Un moment charnière pour l’avenir de la recherche en français
La création du Groupe consultatif représente une occasion unique d’instaurer une vision globale et intégrée du soutien à la recherche en français au Canada. Formulées en collaboration avec les actrices et acteurs de l’écosystème de la recherche en français, les recommandations qui en découleront seront ambitieuses et structurantes, tout en étant pragmatiques. En outre, elles devront être suivies par des engagements financiers et institutionnels clairs.
Les rapports consultés s’accordent sur une conclusion: la recherche en français ne peut pas se limiter à une coexistence fragile avec l’anglais. Le français est une langue officielle à égalité avec l’anglais, y compris dans le champ de la production des savoirs. La progression vers l’égalité réelle exige la pleine intégration du français dans les politiques de financement de la recherche, incluant les programmes pour la création et la diffusion, ainsi que la gouvernance des savoirs en français.
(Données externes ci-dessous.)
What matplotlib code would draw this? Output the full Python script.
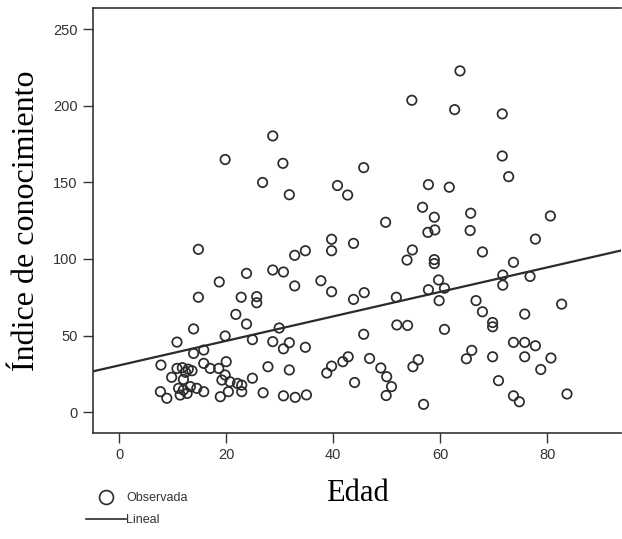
import matplotlib.pyplot as plt
import numpy as np
from matplotlib.lines import Line2D

# Edad / índice de conocimiento (observaciones)
edad = [
    28.7, 19.8, 30.6, 26.8, 31.8, 40.8, 42.7, 45.7, 63.7, 54.7, 62.7, 71.6,
    71.6, 72.8, 57.8, 61.7, 56.7, 58.9, 65.7, 80.6, 49.8,
    14.8, 14.8, 18.7, 23.8, 22.8, 25.7, 25.7, 21.8, 23.8, 13.9, 10.8, 19.8,
    24.9, 28.7, 30.7, 32.8, 34.8, 32.8, 37.7, 39.7, 39.7, 39.7, 43.8, 43.8,
    29.9, 28.7, 30.7, 31.8, 34.8, 27.8, 31.8, 24.9, 26.9, 30.7, 32.9, 35.0,
    38.8, 39.7, 41.8, 42.8, 44.0, 45.7,
    65.6, 57.7, 59.0, 77.8, 67.9, 54.8, 53.8, 58.9, 58.9, 73.7, 71.7, 71.7,
    76.8, 59.7, 60.8, 57.8, 59.8, 51.8, 45.8, 66.7, 67.9, 75.8, 82.7, 69.8,
    69.8, 51.9, 53.9, 60.8, 46.8, 48.9, 50.0, 50.9, 49.9, 54.9, 55.9, 56.9,
    64.9, 65.9, 69.8, 70.9, 73.7, 75.8, 77.8, 75.8, 80.7, 78.8, 73.7, 74.8,
    83.7,
    7.8, 13.9, 15.8, 15.8, 17.0, 18.6, 20.0, 9.8, 12.0, 7.7, 8.9,
    10.8, 11.8, 12.9, 12.4, 13.6,
    11.1, 12.0, 13.3, 14.5, 15.8, 11.4, 12.7,
    19.2, 19.8, 18.9, 20.7, 22.1, 22.9, 22.9, 20.4,
]
indice = [
    180.4, 165.0, 162.5, 150.0, 142.0, 148.0, 141.8, 159.7, 222.9, 203.7, 197.6, 194.8,
    167.3, 153.8, 148.6, 146.9, 133.8, 127.3, 129.9, 128.1, 124.0,
    106.3, 75.0, 85.0, 90.6, 75.0, 75.4, 71.4, 63.8, 57.5, 54.3, 45.7, 49.7,
    47.3, 92.8, 91.5, 102.4, 105.4, 82.4, 85.8, 112.9, 105.4, 78.6, 110.2, 73.6,
    54.9, 46.0, 41.3, 45.3, 42.3, 29.6, 27.5, 22.1, 12.6, 10.6, 9.6, 11.2,
    25.5, 30.0, 32.9, 36.1, 19.3, 50.8,
    118.6, 117.4, 119.0, 113.0, 104.6, 105.9, 99.3, 99.6, 97.0, 97.8, 89.5, 82.9,
    88.6, 86.3, 80.9, 79.9, 72.8, 75.0, 78.0, 72.8, 65.5, 64.0, 70.5, 58.5,
    55.7, 56.9, 56.6, 54.0, 35.0, 28.8, 23.1, 16.6, 10.8, 29.6, 34.2, 5.0,
    34.8, 40.3, 36.1, 20.5, 45.5, 45.5, 43.3, 36.1, 35.3, 27.8, 10.6, 6.7,
    11.8,
    30.7, 38.3, 40.5, 31.8, 28.5, 28.5, 32.9, 22.7, 21.3, 13.3, 9.0,
    28.5, 29.0, 28.0, 26.0, 27.0,
    15.5, 14.4, 16.6, 15.5, 13.3, 11.1, 12.2,
    20.9, 24.2, 10.0, 19.8, 18.7, 17.6, 13.3, 13.3,
]

# recta de ajuste lineal
intercepto = 30.5
pendiente = 0.80

x_ticks = [0, 20, 40, 60, 80]
y_ticks = [0, 50, 100, 150, 200, 250]

fig = plt.figure(figsize=(6.22, 5.39), dpi=100)
ax = fig.add_axes([93 / 622, 1 - 433 / 539, 528 / 622, 425 / 539])

ax.set_xlim(-4.9, 93.8)
ax.set_ylim(-13.7, 264)

xs = np.array(ax.get_xlim())
ax.plot(xs, intercepto + pendiente * xs, color='#2b2b2b', lw=1.6, zorder=2)
ax.scatter(edad, indice, s=46, facecolors='none', edgecolors='#2b2b2b',
           linewidths=1.25, zorder=3)

ax.set_xticks(x_ticks)
ax.set_yticks(y_ticks)
for s in ['left', 'top', 'bottom']:
    ax.spines[s].set_color('#333333')
    ax.spines[s].set_linewidth(1.2)
ax.spines['right'].set_visible(False)
ax.tick_params(direction='out', length=7, width=1.0, color='#333333',
               labelsize=10.5, labelcolor='#333333', pad=4)
for lab in ax.get_xticklabels() + ax.get_yticklabels():
    lab.set_family('Liberation Sans')

ax.set_xlabel('Edad', family='Liberation Serif', fontsize=22, labelpad=12)
ax.set_ylabel('Índice de conocimiento', family='Liberation Serif',
              fontsize=23, labelpad=9)

handles = [
    Line2D([], [], marker='o', ls='none', markersize=10, markerfacecolor='none',
           markeredgecolor='#2b2b2b', markeredgewidth=1.2),
    Line2D([], [], color='#2b2b2b', lw=1.2),
]
fig.legend(handles, ['Observada', 'Lineal'], loc='upper left',
           bbox_to_anchor=(86 / 622, 1 - 492 / 539), frameon=False,
           prop={'family': 'Liberation Sans', 'size': 9},
           handlelength=3.2, handletextpad=0.0, borderpad=0,
           borderaxespad=0, labelspacing=0.8, labelcolor='#333333')

fig.savefig('out.png', dpi=100)
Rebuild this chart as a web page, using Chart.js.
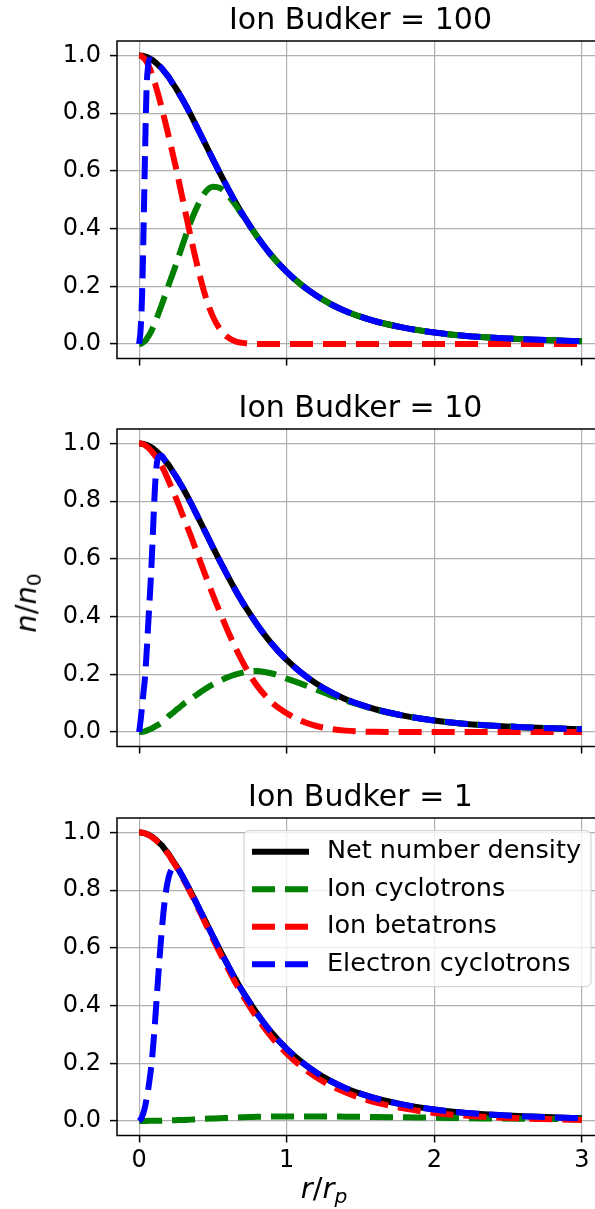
<!DOCTYPE html>
<html lang="en">
<head>
  <meta charset="UTF-8" />
  <title>Ion Budker density profiles</title>
  <script src="https://cdn.jsdelivr.net/npm/chart.js"></script>
  <style>
    * {
      margin: 0;
      padding: 0;
      box-sizing: border-box;
    }

    html, body {
      width: 595px;
      height: 1209px;
      overflow: hidden;
      background: #fff;
      font-family: 'DejaVu Sans', sans-serif;
    }

    .panel {
      position: absolute;
      left: 0;
    }

    #p1 { top: 0; }
    #p2 { top: 388px; }
    #p3 { top: 777px; }

    .axlabel {
      position: absolute;
      font-size: 29px;
      color: #000;
      white-space: nowrap;
      line-height: 1;
    }

    .axlabel sub {
      font-size: 0.7em;
      vertical-align: -0.25em;
    }

    #xlab {
      left: 324px;
      top: 1190px;
      transform: translate(-50%, -50%);
    }

    #ylab {
      left: 28px;
      top: 603px;
      transform: translate(-50%, -50%) rotate(-90deg);
    }
  </style>
</head>

<body>
  <canvas id="p1" class="panel" width="620" height="388"></canvas>
  <canvas id="p2" class="panel" width="620" height="389"></canvas>
  <canvas id="p3" class="panel" width="620" height="432"></canvas>
  <div id="ylab" class="axlabel"><i>n</i>/<i>n</i><sub>0</sub></div>
  <div id="xlab" class="axlabel"><i>r</i>/<i>r</i><sub><i>p</i></sub></div>

  <script>
    // radius r/r_p
    const r = [0, 0.01, 0.02, 0.03, 0.04, 0.05, 0.06, 0.07, 0.08, 0.09, 0.1, 0.11, 0.125, 0.15, 0.175,
      0.2, 0.225, 0.25, 0.275, 0.3, 0.35, 0.4, 0.45, 0.5, 0.55, 0.6, 0.65, 0.7, 0.75, 0.8,
      0.9, 1.0, 1.1, 1.2, 1.3, 1.4, 1.5, 1.6, 1.8, 2.0, 2.2, 2.4, 2.6, 2.8, 3.0];

    // net number density (same in all three panels)
    const netDensity = [1.000, 1.000, 0.999, 0.998, 0.997, 0.995, 0.993, 0.990, 0.987, 0.984, 0.980, 0.976, 0.969, 0.957, 0.941,
      0.925, 0.905, 0.886, 0.864, 0.842, 0.794, 0.743, 0.692, 0.640, 0.590, 0.541, 0.494, 0.450, 0.410, 0.372,
      0.305, 0.250, 0.205, 0.168, 0.138, 0.114, 0.095, 0.079, 0.056, 0.040, 0.029, 0.022, 0.017, 0.013, 0.010];

    // Ion Budker = 100
    const cyc100 = [0, 0.001, 0.003, 0.007, 0.011, 0.017, 0.025, 0.033, 0.042, 0.053, 0.065, 0.077, 0.097, 0.132, 0.168,
      0.205, 0.240, 0.276, 0.314, 0.352, 0.424, 0.483, 0.527, 0.545, 0.540, 0.517, 0.484, 0.446, 0.409, 0.372,
      0.305, 0.250, 0.205, 0.168, 0.138, 0.114, 0.095, 0.079, 0.056, 0.040, 0.029, 0.022, 0.017, 0.013, 0.010];
    const beta100 = [1.000, 0.999, 0.996, 0.991, 0.986, 0.978, 0.968, 0.957, 0.945, 0.931, 0.915, 0.899, 0.872, 0.825, 0.773,
      0.720, 0.665, 0.610, 0.550, 0.490, 0.370, 0.260, 0.165, 0.095, 0.050, 0.024, 0.010, 0.004, 0.001, 0,
      0, 0, 0, 0, 0, 0, 0, 0, 0, 0, 0, 0, 0, 0, 0];
    const elec100 = [0, 0.05, 0.17, 0.40, 0.66, 0.88, 0.96, 0.985, 0.985, 0.983, 0.980, 0.976, 0.969, 0.957, 0.941,
      0.925, 0.905, 0.886, 0.864, 0.842, 0.794, 0.743, 0.692, 0.640, 0.590, 0.541, 0.494, 0.450, 0.410, 0.372,
      0.305, 0.250, 0.205, 0.168, 0.138, 0.114, 0.095, 0.079, 0.056, 0.040, 0.029, 0.022, 0.017, 0.013, 0.010];

    // Ion Budker = 10
    const cyc10 = [0, 0, 0.001, 0.001, 0.003, 0.005, 0.007, 0.009, 0.011, 0.014, 0.017, 0.020, 0.024, 0.032, 0.042,
      0.055, 0.065, 0.076, 0.086, 0.097, 0.114, 0.133, 0.150, 0.165, 0.178, 0.190, 0.199, 0.206, 0.211, 0.212,
      0.203, 0.185, 0.167, 0.147, 0.127, 0.109, 0.093, 0.078, 0.056, 0.040, 0.029, 0.022, 0.017, 0.013, 0.010];
    const beta10 = [1.000, 1.000, 0.998, 0.997, 0.994, 0.990, 0.986, 0.981, 0.976, 0.970, 0.963, 0.956, 0.945, 0.925, 0.899,
      0.870, 0.840, 0.810, 0.778, 0.745, 0.680, 0.610, 0.542, 0.475, 0.412, 0.351, 0.295, 0.244, 0.199, 0.160,
      0.102, 0.065, 0.038, 0.021, 0.011, 0.005, 0.002, 0.001, 0, 0, 0, 0, 0, 0, 0];
    const elec10 = [0, 0.04, 0.09, 0.14, 0.19, 0.27, 0.36, 0.45, 0.54, 0.65, 0.77, 0.87, 0.945, 0.957, 0.941,
      0.925, 0.905, 0.886, 0.864, 0.842, 0.794, 0.743, 0.692, 0.640, 0.590, 0.541, 0.494, 0.450, 0.410, 0.372,
      0.305, 0.250, 0.205, 0.168, 0.138, 0.114, 0.095, 0.079, 0.056, 0.040, 0.029, 0.022, 0.017, 0.013, 0.010];

    // Ion Budker = 1
    const cyc1 = [0, 0, 0, 0, 0, 0, 0.001, 0.001, 0.001, 0.001, 0.001, 0.001, 0.001, 0.001, 0.002,
      0.002, 0.003, 0.003, 0.004, 0.004, 0.005, 0.006, 0.008, 0.009, 0.010, 0.011, 0.012, 0.013, 0.014, 0.015,
      0.016, 0.016, 0.016, 0.016, 0.016, 0.015, 0.015, 0.014, 0.013, 0.012, 0.010, 0.009, 0.008, 0.007, 0.006];
    const beta1 = [1.000, 1.000, 0.999, 0.998, 0.997, 0.995, 0.992, 0.989, 0.986, 0.983, 0.979, 0.975, 0.968, 0.956, 0.939,
      0.923, 0.902, 0.883, 0.860, 0.838, 0.789, 0.737, 0.684, 0.631, 0.580, 0.530, 0.482, 0.437, 0.396, 0.357,
      0.289, 0.234, 0.189, 0.152, 0.122, 0.099, 0.080, 0.065, 0.043, 0.028, 0.019, 0.013, 0.009, 0.006, 0.004];
    const elec1 = [0, 0.005, 0.015, 0.030, 0.050, 0.075, 0.105, 0.140, 0.180, 0.230, 0.290, 0.360, 0.470, 0.640, 0.770,
      0.845, 0.876, 0.883, 0.866, 0.842, 0.794, 0.743, 0.692, 0.640, 0.590, 0.541, 0.494, 0.450, 0.410, 0.372,
      0.305, 0.250, 0.205, 0.168, 0.138, 0.114, 0.095, 0.079, 0.056, 0.040, 0.029, 0.022, 0.017, 0.013, 0.010];

    const xTicks = [0, 1, 2, 3];
    const yTicks = [0, 0.2, 0.4, 0.6, 0.8, 1.0];
    const seriesNames = ['Net number density', 'Ion cyclotrons', 'Ion betatrons', 'Electron cyclotrons'];
    const seriesColors = ['#000000', '#008000', '#ff0000', '#0000ff'];

    const FONT = "'DejaVu Sans', sans-serif";
    const AREA_H = 317.5;
    const AREA_TOP = 41;

    function points(vals) {
      return r.map((x, i) => ({ x: x, y: vals[i] }));
    }

    // title centred over the plot area
    const panelTitle = {
      id: 'panelTitle',
      afterDraw(chart, args, opts) {
        const { ctx, chartArea } = chart;
        ctx.save();
        ctx.font = '30px ' + FONT;
        ctx.fillStyle = '#000';
        ctx.textAlign = 'center';
        ctx.textBaseline = 'alphabetic';
        ctx.fillText(opts.text, (chartArea.left + chartArea.right) / 2, chartArea.top - 12.5);
        ctx.restore();
      }
    };

    // spines on all four sides
    const frame = {
      id: 'frame',
      afterDatasetsDraw(chart) {
        const { ctx, chartArea } = chart;
        ctx.save();
        ctx.strokeStyle = '#000';
        ctx.lineWidth = 1.5;
        ctx.strokeRect(chartArea.left, chartArea.top, chartArea.right - chartArea.left, chartArea.bottom - chartArea.top);
        ctx.restore();
      }
    };

    // matplotlib style legend inside the axes
    const insetLegend = {
      id: 'insetLegend',
      afterDraw(chart, args, opts) {
        if (!opts.show) return;
        const ctx = chart.ctx;
        const left = 244, width = 347, height = 156;
        const top = chart.chartArea.top + 12.7;
        ctx.save();
        ctx.beginPath();
        ctx.roundRect(left, top, width, height, 5);
        ctx.fillStyle = 'rgba(255,255,255,0.8)';
        ctx.fill();
        ctx.strokeStyle = '#cccccc';
        ctx.lineWidth = 1;
        ctx.stroke();
        chart.data.datasets.forEach((ds, i) => {
          const y = top + 21 + i * 37.5;
          ctx.beginPath();
          ctx.setLineDash(ds.borderDash || []);
          ctx.lineWidth = ds.borderWidth;
          ctx.strokeStyle = ds.borderColor;
          ctx.moveTo(252, y);
          ctx.lineTo(309, y);
          ctx.stroke();
          ctx.setLineDash([]);
          ctx.font = '25.5px ' + FONT;
          ctx.fillStyle = '#000';
          ctx.textAlign = 'left';
          ctx.textBaseline = 'middle';
          ctx.fillText(ds.label, 327, y);
        });
        ctx.restore();
      }
    };

    function makePanel(id, title, cyc, beta, elec, showX, showLegend) {
      const canvas = document.getElementById(id);
      const xAxisH = canvas.height - AREA_TOP - AREA_H;
      const series = [netDensity, cyc, beta, elec];
      const datasets = series.map((vals, i) => ({
        label: seriesNames[i],
        data: points(vals),
        borderColor: seriesColors[i],
        backgroundColor: seriesColors[i],
        borderWidth: 6,
        borderDash: i === 0 ? [] : [23, 10],
        pointRadius: 0,
        cubicInterpolationMode: 'monotone',
        order: 4 - i
      }));

      return new Chart(canvas.getContext('2d'), {
        type: 'line',
        data: { datasets: datasets },
        options: {
          responsive: false,
          animation: false,
          layout: { padding: { top: AREA_TOP, left: 0, right: 16, bottom: 0 } },
          plugins: {
            legend: { display: false },
            tooltip: { enabled: false },
            panelTitle: { text: title },
            insetLegend: { show: showLegend }
          },
          scales: {
            x: {
              type: 'linear',
              min: -0.15,
              max: 3.15,
              afterBuildTicks: (s) => { s.ticks = xTicks.map(v => ({ value: v })); },
              afterFit: (s) => { s.height = xAxisH; },
              ticks: {
                display: showX,
                color: '#000',
                font: { family: FONT, size: 24 },
                padding: 4,
                maxRotation: 0,
                autoSkip: false,
                callback: (v) => String(v)
              },
              grid: { color: '#b0b0b0', lineWidth: 1.2, tickLength: 7, tickColor: '#000', tickWidth: 1.5 },
              border: { display: false }
            },
            y: {
              min: -0.05,
              max: 1.05,
              afterBuildTicks: (s) => { s.ticks = yTicks.map(v => ({ value: v })); },
              afterFit: (s) => { s.width = 117; },
              ticks: {
                color: '#000',
                font: { family: FONT, size: 24 },
                padding: 9,
                callback: (v) => v.toFixed(1)
              },
              grid: { color: '#b0b0b0', lineWidth: 1.2, tickLength: 7, tickColor: '#000', tickWidth: 1.5 },
              border: { display: false }
            }
          }
        },
        plugins: [panelTitle, frame, insetLegend]
      });
    }

    makePanel('p1', 'Ion Budker = 100', cyc100, beta100, elec100, false, false);
    makePanel('p2', 'Ion Budker = 10', cyc10, beta10, elec10, false, false);
    makePanel('p3', 'Ion Budker = 1', cyc1, beta1, elec1, true, true);
  </script>
</body>
</html>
L’enjeu dépasse la seule question linguistique. Il s’agit de garantir la diversité et l’équité dans la production des savoirs, de soutenir l’innovation dans toutes les disciplines et d’assurer le développement de conditions favorables à la recherche au sein des milieux francophones partout au pays. Relever les défis posés par le déclin du français exige une vision renouvelée de la recherche scientifique au Canada, qui dépasse les logiques strictement utilitaristes et qui ne réduise pas l’excellence scientifique à des publications savantes dans les revues internationales, qui utilisent quasi-exclusivement l’anglais comme langue de diffusion. Une telle approche, trop réductrice, omet le caractère émancipateur du savoir, qui peut profondément transformer la vie des individus et des communautés. La recherche, loin de se limiter à des critères de performances mesurables, doit être reconnue pour sa capacité à élargir l’horizon des possibles.
L’heure est venue de passer de l’analyse à l’action. La recherche en français a besoin d’un nouvel élan, d’une nouvelle stratégie et le Groupe consultatif externe a aujourd’hui la responsabilité de nous en donner les moyens.